-- Begin --
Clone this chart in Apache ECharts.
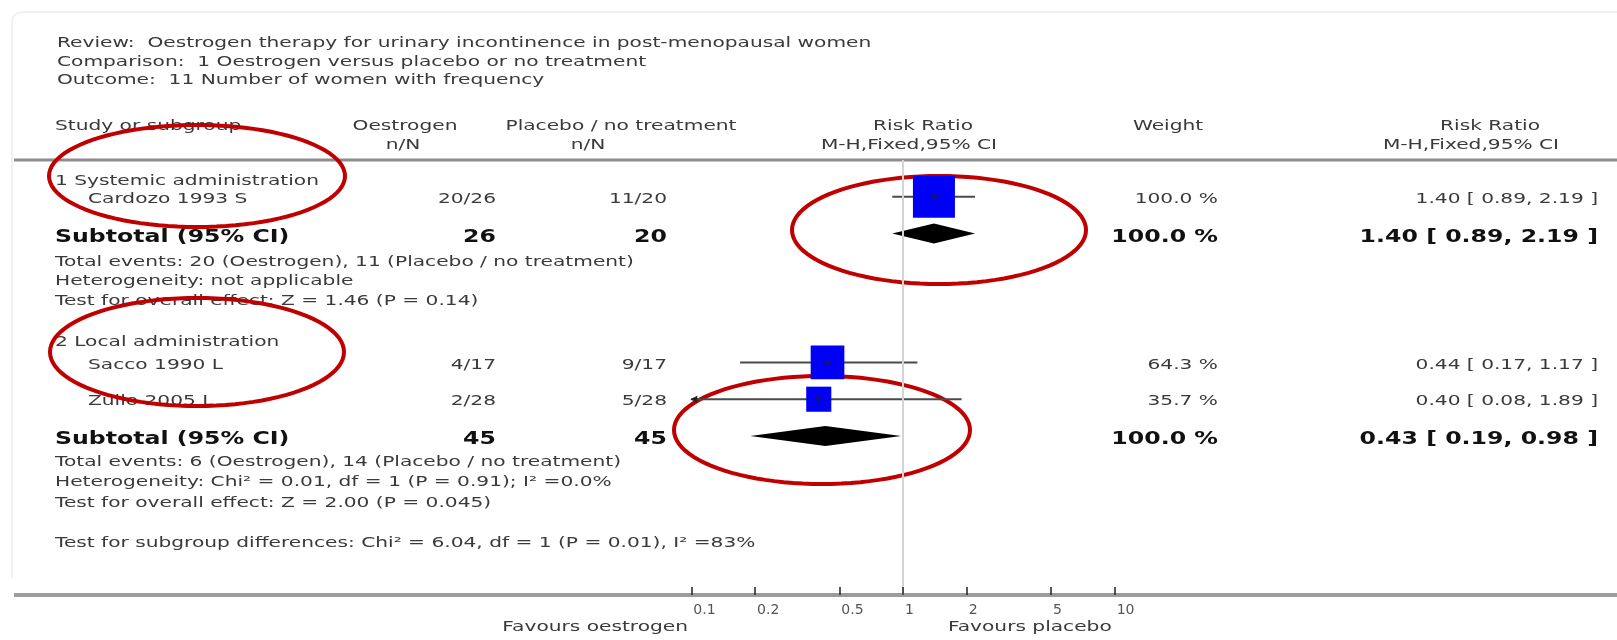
<!DOCTYPE html>
<html>
<head>
<meta charset="utf-8">
<script src="https://cdn.jsdelivr.net/npm/echarts@6/dist/echarts.min.js"></script>
<style>
html,body{margin:0;padding:0;background:#fff;}
#plot{width:1617px;height:640px;}
</style>
</head>
<body>
<div id="plot"></div>
<script>
// study level data
var studies = ['Cardozo 1993 S', 'Sacco 1990 L', 'Zullo 2005 L'];
var oesEvents = [20, 4, 2];
var oesTotal = [26, 17, 28];
var plaEvents = [11, 9, 5];
var plaTotal = [20, 17, 28];
var rr = [1.40, 0.44, 0.40];
var ciLow = [0.89, 0.17, 0.08];
var ciHigh = [2.19, 1.17, 1.89];
var weights = [100.0, 64.3, 35.7];

// subgroups / subtotals
var subgroups = ['1 Systemic administration', '2 Local administration'];
var subOesTotal = [26, 45];
var subPlaTotal = [20, 45];
var subRR = [1.40, 0.43];
var subLow = [0.89, 0.19];
var subHigh = [2.19, 0.98];
var subWeight = [100.0, 100.0];
var subNotes = [
	['Total events: 20 (Oestrogen), 11 (Placebo / no treatment)',
	 'Heterogeneity: not applicable',
	 'Test for overall effect: Z = 1.46 (P = 0.14)'],
	['Total events: 6 (Oestrogen), 14 (Placebo / no treatment)',
	 'Heterogeneity: Chi\u00b2 = 0.01, df = 1 (P = 0.91); I\u00b2 =0.0%',
	 'Test for overall effect: Z = 2.00 (P = 0.045)']
];
var diffNote = 'Test for subgroup differences: Chi\u00b2 = 6.04, df = 1 (P = 0.01), I\u00b2 =83%';

var xTicks = [0.1, 0.2, 0.5, 1, 2, 5, 10];

// layout: row slot of every line (1 slot = one text line)
var studySlot = [2, 11, 13];
var headSlot = [1, 9.8];
var subSlot = [4, 15];
var noteSlot = [[5.4, 6.45, 7.55], [16.3, 17.4, 18.5]];
var diffSlot = 20.7;

var FONT = 'DejaVu Sans';
var SX = 1.44, SXB = 1.39;   // the picture is wide, stretch text
var TOP = 160, AXY = 595, YMAX = 23.64;
var ROWH = (AXY - TOP) / YMAX;
function rowY(s){ return TOP + s * ROWH; }

function txt(x, y, s, align, size, bold, color){
	return {
		type:'text', x:x, y:y, scaleX:bold ? SXB : SX, silent:true, z:1,
		style:{
			text:s, fontFamily:FONT, fontSize:size || 14,
			fontWeight:bold ? 'bold' : 'normal',
			fill:color || '#3a3a3a',
			align:align || 'left', textAlign:align || 'left',
			verticalAlign:'middle', textVerticalAlign:'middle'
		}
	};
}
function ciText(v, l, h){
	return v.toFixed(2) + ' [ ' + l.toFixed(2) + ', ' + h.toFixed(2) + ' ]';
}
function ringPts(cx, cy, rx, ry){
	var pts = [];
	for(var a=0;a<96;a++){
		var t = a / 96 * Math.PI * 2;
		pts.push([cx + rx * Math.cos(t), cy + ry * Math.sin(t)]);
	}
	return pts;
}

var els = [];
// frame on the left
els.push({type:'polyline', silent:true, z:0,
	shape:{points:[[12,578],[12,22],[13,17],[16,14],[22,12],[1617,12]]},
	style:{fill:null, stroke:'#ececec', lineWidth:1.5}});
els.push(txt(57, 43, 'Review:  Oestrogen therapy for urinary incontinence in post-menopausal women'));
els.push(txt(57, 62, 'Comparison:  1 Oestrogen versus placebo or no treatment'));
els.push(txt(57, 80, 'Outcome:  11 Number of women with frequency'));

els.push(txt(55, 126, 'Study or subgroup'));
els.push(txt(405, 126, 'Oestrogen', 'center'));
els.push(txt(403, 145, 'n/N', 'center'));
els.push(txt(621, 126, 'Placebo / no treatment', 'center'));
els.push(txt(588, 145, 'n/N', 'center'));
els.push(txt(923, 126, 'Risk Ratio', 'center'));
els.push(txt(909, 145, 'M-H,Fixed,95% CI', 'center'));
els.push(txt(1168, 126, 'Weight', 'center'));
els.push(txt(1490, 126, 'Risk Ratio', 'center'));
els.push(txt(1471, 145, 'M-H,Fixed,95% CI', 'center'));

// header rule and bottom rule
els.push({type:'line', silent:true, z:0, shape:{x1:14, y1:TOP, x2:1617, y2:TOP}, style:{stroke:'#8c8c8c', lineWidth:3}});
els.push({type:'line', silent:true, z:0, shape:{x1:14, y1:AXY, x2:1617, y2:AXY}, style:{stroke:'#9c9c9c', lineWidth:4}});

var DY = 2.5, DYB = 3.5;
for(var i=0;i<studies.length;i++){
	var y = rowY(studySlot[i]) + DY;
	els.push(txt(88, y, studies[i]));
	els.push(txt(496, y, oesEvents[i] + '/' + oesTotal[i], 'right'));
	els.push(txt(667, y, plaEvents[i] + '/' + plaTotal[i], 'right'));
	els.push(txt(1218, y, weights[i].toFixed(1) + ' %', 'right'));
	els.push(txt(1598, y, ciText(rr[i], ciLow[i], ciHigh[i]), 'right'));
}
for(var g=0;g<subgroups.length;g++){
	els.push(txt(55, rowY(headSlot[g]) + DY, subgroups[g]));
	var ys = rowY(subSlot[g]) + DYB;
	els.push(txt(55, ys, 'Subtotal (95% CI)', 'left', 17, true, '#111'));
	els.push(txt(496, ys, String(subOesTotal[g]), 'right', 17, true, '#111'));
	els.push(txt(667, ys, String(subPlaTotal[g]), 'right', 17, true, '#111'));
	els.push(txt(1218, ys, subWeight[g].toFixed(1) + ' %', 'right', 17, true, '#111'));
	els.push(txt(1598, ys, ciText(subRR[g], subLow[g], subHigh[g]), 'right', 17, true, '#111'));
	for(var k=0;k<subNotes[g].length;k++){
		els.push(txt(55, rowY(noteSlot[g][k]) + DY, subNotes[g][k]));
	}
}
els.push(txt(55, rowY(diffSlot) + DY, diffNote));
els.push(txt(688, 627, 'Favours oestrogen', 'right'));
els.push(txt(948, 627, 'Favours placebo', 'left'));

// red marks that were drawn on the picture
var rings = [[197,176,148,51],[939,230,147,54],[197,352,147,54],[822,430,148,54]];
for(var r=0;r<rings.length;r++){
	els.push({type:'polygon', silent:true, z:2,
		shape:{points:ringPts(rings[r][0], rings[r][1], rings[r][2], rings[r][3])},
		style:{fill:'rgba(0,0,0,0)', stroke:'#c00000', lineWidth:4}});
}

// series data
var ciData = [], sqData = [], diaData = [];
for(var i=0;i<studies.length;i++){
	ciData.push([ciLow[i], ciHigh[i], studySlot[i], rr[i]]);
	sqData.push([rr[i], studySlot[i], weights[i]]);
}
for(var g=0;g<subgroups.length;g++){
	diaData.push([subLow[g], subHigh[g], subSlot[g], subRR[g]]);
}

var XMIN = 0.1, XMAX = 10;
function renderCI(params, api){
	var lo = api.value(0), hi = api.value(1), y = api.value(2);
	var p1 = api.coord([Math.max(lo, XMIN), y]);
	var p2 = api.coord([Math.min(hi, XMAX), y]);
	var ch = [{type:'line', shape:{x1:p1[0], y1:p1[1], x2:p2[0], y2:p2[1]},
		style:{stroke:'#4a4a4a', lineWidth:2}}];
	if(lo < XMIN){
		ch.push({type:'polygon', shape:{points:[[p1[0]-1,p1[1]],[p1[0]+6,p1[1]-3.5],[p1[0]+6,p1[1]+3.5]]},
			style:{fill:'#222'}});
	}
	return {type:'group', children:ch};
}
function renderDiamond(params, api){
	var y = api.value(2);
	var pl = api.coord([api.value(0), y]);
	var pr = api.coord([api.value(1), y]);
	var pc = api.coord([api.value(3), y]);
	return {type:'polygon', shape:{points:[pl, [pc[0], pc[1]-10], pr, [pc[0], pc[1]+10]]},
		style:{fill:'#000'}};
}

var chart = echarts.init(document.getElementById('plot'));
chart.setOption({
	animation:false,
	backgroundColor:'#fff',
	grid:{left:691.3, right:502.3, top:TOP, bottom:640-AXY, containLabel:false, outerBoundsMode:'none'},
	xAxis:{
		type:'log', logBase:10, min:XMIN, max:XMAX, position:'bottom', z:10,
		axisLine:{show:false, onZero:false},
		splitLine:{show:false},
		axisTick:{show:true, inside:true, length:8, customValues:xTicks, lineStyle:{color:'#222', width:1.5}},
		axisLabel:{customValues:xTicks, margin:8, color:'#555', fontFamily:FONT, fontSize:14, align:'left',
			padding:[0,0,0,2],
			formatter:function(v){ return String(v); }}
	},
	yAxis:{type:'value', inverse:true, min:0, max:YMAX, show:false},
	series:[
		{
			name:'ref', type:'line', data:[], z:1, silent:true,
			markLine:{silent:true, symbol:['none','none'], label:{show:false},
				lineStyle:{color:'#d4d4d4', width:2, type:'solid'},
				data:[{xAxis:1}]}
		},
		{name:'ci', type:'custom', z:3, silent:true, renderItem:renderCI,
			encode:{x:[0,1,3], y:2}, data:ciData},
		{name:'weight', type:'scatter', z:4, silent:true, symbol:'rect',
			symbolSize:function(v){ return 42 * Math.sqrt(v[2] / 100); },
			itemStyle:{color:'#0000f5', opacity:1}, data:sqData},
		{name:'est', type:'scatter', z:5, silent:true,
			symbol:'path://M3,0H5V3H8V5H5V8H3V5H0V3H3Z', symbolSize:7,
			itemStyle:{color:'#1a1a50'}, data:sqData},
		{name:'subtotal', type:'custom', z:4, silent:true, renderItem:renderDiamond,
			encode:{x:[0,1,3], y:2}, data:diaData}
	],
	graphic:{elements:els}
});
</script>
</body>
</html>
-- End --
Set task
Repeat, word for word and with no pictures, only the lines running from the beginning of the data to the line that contains "var weights = [100.0, 64.3, 35.7];".

Response below
Clone this chart in Apache ECharts.
<!DOCTYPE html>
<html>
<head>
<meta charset="utf-8">
<script src="https://cdn.jsdelivr.net/npm/echarts@6/dist/echarts.min.js"></script>
<style>
html,body{margin:0;padding:0;background:#fff;}
#plot{width:1617px;height:640px;}
</style>
</head>
<body>
<div id="plot"></div>
<script>
// study level data
var studies = ['Cardozo 1993 S', 'Sacco 1990 L', 'Zullo 2005 L'];
var oesEvents = [20, 4, 2];
var oesTotal = [26, 17, 28];
var plaEvents = [11, 9, 5];
var plaTotal = [20, 17, 28];
var rr = [1.40, 0.44, 0.40];
var ciLow = [0.89, 0.17, 0.08];
var ciHigh = [2.19, 1.17, 1.89];
var weights = [100.0, 64.3, 35.7];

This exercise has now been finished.